Türkiye'nin Sığınak Gerçeği: Büyük Bir Endişe Kaynağı!
İsrail ile İran arasındaki gerilim, Türkiye'de milyonlarca insanın aklındaki önemli bir soruyu yeniden gündeme getirdi: Türkiye'deki sığınaklar ne durumda? Gazze'deki işgal saldırılarının tüm Orta Doğu'ya yayılma endişesiyle birlikte, bu soru her zamankinden daha kritik bir hal aldı. İsrail'deki sığınak kültürü ve İran'da yaşanan panik, vatandaşlarımızı ülkemizdeki duruma dair derin bir meraka sevk etti.
Türkiye'de Kamu Sığınağı Yok Denecek Kadar Az
Üzülerek belirtmeliyiz ki, yapılan detaylı araştırmalar ve uzman görüşleri, Türkiye'de halka açık, modern ve işlevsel bir sığınak ağının bulunmadığını ortaya koyuyor. Özellikle şiddetli savaşlara tanıklık etmiş bir coğrafyada sığınak kültürünün bu denli zayıf olması şaşkınlıkla karşılanıyor. onedio.com'daki bilgilere göre, kamuoyunda bu konuda ciddi bir bilgi eksikliği mevcut.

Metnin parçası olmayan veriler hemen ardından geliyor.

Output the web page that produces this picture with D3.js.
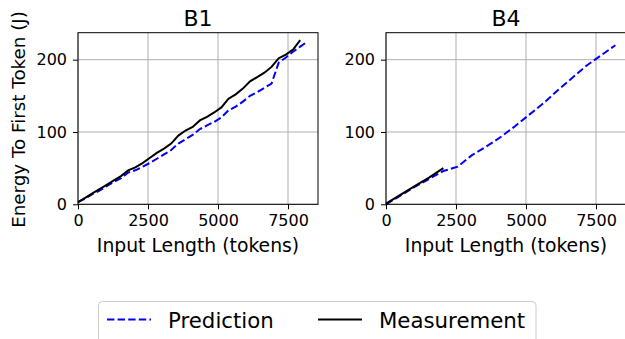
<!DOCTYPE html>
<html>
<head>
<meta charset="utf-8">
<script src="https://cdn.jsdelivr.net/npm/d3@7"></script>
<style>
  body { margin: 0; background: #fff; }
  svg { font-family: "DejaVu Sans", sans-serif; }
</style>
</head>
<body>
<div id="chart"></div>
<script>
// input lengths (tokens)
var b1MeasX = [0,256,512,768,1024,1280,1536,1792,2048,2304,2560,2816,3072,3328,3584,3840,4096,4352,4608,4864,5120,5376,5632,5888,6144,6400,6656,6912,7168,7424,7680,7936]
var b1MeasY = [3,9,15,21,27,33,39,47,51,57,64,71,77,84,95,102,107,116,121,127,134,146,152,160,170,176,182,190,202,207,214,227]
var b1PredX = [0,256,512,768,1024,1280,1536,1792,2048,2304,2560,2816,3072,3328,3584,3840,4096,4352,4608,4864,5120,5376,5632,5888,6144,6400,6656,6912,7168,7424,7680,7936,8192]
var b1PredY = [3,8,14,19,25,31,36,44,47,52,57,63,69,75,84,90,96,104,109,114,120,130,135,142,150,155,161,167,196,203,211,218,225]

var b4MeasX = [0,512,1024,1536,2048]
var b4MeasY = [1,13,25,37,50]
var b4PredX = [0,512,1024,1536,2048,2560,3072,3584,4096,4608,5120,5632,6144,6656,7168,7680,8192]
var b4PredY = [0,12,24,35,46,52,68,80,93,108,124,140,158,175,192,206,220]

var xTicks = [0, 2500, 5000, 7500]
var yTicks = [0, 100, 200]

var width = 625
var height = 339

var svg = d3.select("#chart").append("svg")
    .attr("width", width)
    .attr("height", height)

const panelW = 240
const plotTop = 32.7, plotBottom = 204.3

const zip = (xs, ys) => xs.map((x, i) => [x, ys[i]])

const panels = [
    {title: "B1", left: 78, pred: zip(b1PredX, b1PredY), meas: zip(b1MeasX, b1MeasY), ylabel: true},
    {title: "B4", left: 386, pred: zip(b4PredX, b4PredY), meas: zip(b4MeasX, b4MeasY), ylabel: false}
]

panels.forEach(p => {
    const xScale = d3.scaleLinear().domain([0, 8571]).range([p.left, p.left + panelW])
    const yScale = d3.scaleLinear().domain([0, 237.3]).range([plotBottom, plotTop])

    const g = svg.append("g")

    // grid
    g.selectAll(".vg").data(xTicks).enter().append("line")
        .attr("x1", d => xScale(d)).attr("x2", d => xScale(d))
        .attr("y1", plotTop).attr("y2", plotBottom)
        .attr("stroke", "#b0b0b0").attr("stroke-width", 1)
    g.selectAll(".hg").data(yTicks).enter().append("line")
        .attr("x1", p.left).attr("x2", p.left + panelW)
        .attr("y1", d => yScale(d)).attr("y2", d => yScale(d))
        .attr("stroke", "#b0b0b0").attr("stroke-width", 1)

    const line = d3.line().x(d => xScale(d[0])).y(d => yScale(d[1]))

    g.append("path").datum(p.pred)
        .attr("d", line)
        .attr("fill", "none")
        .attr("stroke", "#0000ff")
        .attr("stroke-width", 2)
        .attr("stroke-dasharray", "7.4,3.2")

    g.append("path").datum(p.meas)
        .attr("d", line)
        .attr("fill", "none")
        .attr("stroke", "#000")
        .attr("stroke-width", 2)

    // axes
    const xAxis = d3.axisBottom(xScale).tickValues(xTicks).tickSize(5).tickPadding(5).tickFormat(d3.format("d"))
    const yAxis = d3.axisLeft(yScale).tickValues(yTicks).tickSize(5).tickPadding(6).tickFormat(d3.format("d"))

    const gx = g.append("g").attr("transform", `translate(0, ${plotBottom})`).call(xAxis)
    const gy = g.append("g").attr("transform", `translate(${p.left}, 0)`).call(yAxis)
    ;[gx, gy].forEach(a => {
        a.select(".domain").remove()
        a.selectAll("text").attr("font-size", 16).attr("fill", "#000").attr("font-family", "DejaVu Sans")
        a.selectAll("line").attr("stroke", "#000")
    })

    // frame
    g.append("rect")
        .attr("x", p.left).attr("y", plotTop)
        .attr("width", panelW).attr("height", plotBottom - plotTop)
        .attr("fill", "none").attr("stroke", "#000").attr("stroke-width", 1)

    svg.append("text")
        .attr("x", p.left + panelW / 2).attr("y", 25.5)
        .attr("text-anchor", "middle")
        .attr("font-size", 22)
        .text(p.title)

    svg.append("text")
        .attr("x", p.left + panelW / 2).attr("y", 251.5)
        .attr("text-anchor", "middle")
        .attr("font-size", 18.8)
        .text("Input Length (tokens)")

    if (p.ylabel) {
        svg.append("text")
            .attr("transform", `translate(25, ${(plotTop + plotBottom) / 2 + 1}) rotate(-90)`)
            .attr("text-anchor", "middle")
            .attr("font-size", 18.3)
            .text("Energy To First Token (J)")
    }
})

// legend
const leg = svg.append("g")
leg.append("rect")
    .attr("x", 98.5).attr("y", 301.5)
    .attr("width", 437.5).attr("height", 48)
    .attr("rx", 4)
    .attr("fill", "#fff").attr("stroke", "#ccc").attr("stroke-width", 1)

const legendItems = [
    {label: "Prediction", color: "#0000ff", dash: "7.4,3.2", x: 107},
    {label: "Measurement", color: "#000", dash: null, x: 318}
]
legendItems.forEach(it => {
    leg.append("line")
        .attr("x1", it.x).attr("x2", it.x + 44)
        .attr("y1", 319.5).attr("y2", 319.5)
        .attr("stroke", it.color).attr("stroke-width", 2)
        .attr("stroke-dasharray", it.dash)
    leg.append("text")
        .attr("x", it.x + 61).attr("y", 327.5)
        .attr("font-size", 21.3)
        .text(it.label)
})
</script>
</body>
</html>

Yasal Düzenlemeler Kağıt Üzerinde Kalıyor
Aslında 3194 Sayılı İmar Kanunu ve buna bağlı Sığınak Yönetmeliği, belirli özelliklere sahip yapılarda sığınak inşa edilmesini zorunlu kılıyor. Özellikle 1500 metrekareden büyük ve 12'den fazla bağımsız bölüme sahip binalarda, afet ve savaş durumlarında kullanılabilecek nitelikte sığınakların bulunması gerekiyor.
Ancak ne yazık ki, denetim eksikliği, yaptırım uygulanmaması ve ekonomik kaygılar sebebiyle bu zorunluluk çoğu projede sadece kağıt üzerinde kalıyor. Birçok apartman bodrumu, yasal olarak "sığınak" olarak projelendirilse de, gerçekte depo, kömürlük ya da otopark olarak kullanılıyor. Bu durum, mevzuata uyulmamasına rağmen birçok yapının ruhsat alabildiğini gösteriyor.
"Tek Sığınak" Sadece Bir Örnek
Türkiye'de kamuya açık, aktif durumda olan sığınak sayısı yok denecek kadar az. Bazı tarihi yapılar ve devlet kurumlarına ait binalarda özel sığınaklar bulunsa da, bunlar halka açık değil. Örneğin, Ankara Kalesi'nin altında bulunan II. Dünya Savaşı döneminden kalma geniş kapasiteli bir sığınak, sadece örnek teşkil etmesi açısından gösterilebilir. Ancak bu, bugünün ihtiyaçlarına yanıt verecek, kent geneline yayılmış bir sığınak ağının olduğu anlamına gelmiyor.
Toplanma Alanları Sığınak Değildir!
AFAD tarafından her şehirde belirlenen toplanma alanları, afet sonrası buluşma ve organizasyon için planlanmıştır. Ancak bu alanlar fiziksel koruma sağlamaz. Yani savaş ya da hava saldırısı gibi durumlarda bu toplanma noktaları sığınak görevi görmez. Halk arasında toplanma alanlarının sığınakla karıştırılması sıkça karşılaşılan büyük bir yanılgıdır.
Sığınak Yönetmeliği Ne Diyor?
1987 yılında yürürlüğe giren ve halen geçerli olan Sığınak Yönetmeliği, yeni yapılan binalarda belirli büyüklükten itibaren sığınak yapma zorunluluğu getiriyor. Temel kurallar şunları içeriyor:
- Konutlar, işyerleri, okullar, kamu binaları gibi 1000 m² üzerindeki yapılarda sığınak yapılması zorunlu.
- Sığınaklar genellikle bodrum katlarda ve en az 1 saat yangına dayanıklı olacak şekilde inşa edilmeli.
- Her kişiye minimum 0.75 m² alan düşmeli.
- Havalandırma sistemi, su deposu, tuvalet gibi temel gereksinimlerin sağlanması gerekir.
Ancak görünen o ki, birçok bina bu alanları ya depo olarak kullanıyor ya da hiç yapmıyor.
Türkiye'de modern, etkili, halkın bildiği ve kullanabileceği kamusal sığınak ağının olmaması, olası kriz anlarında büyük bir güvenlik açığı oluşturuyor. Bu durum, yetkililerin acilen ele alması gereken önemli bir konu olarak karşımızda duruyor.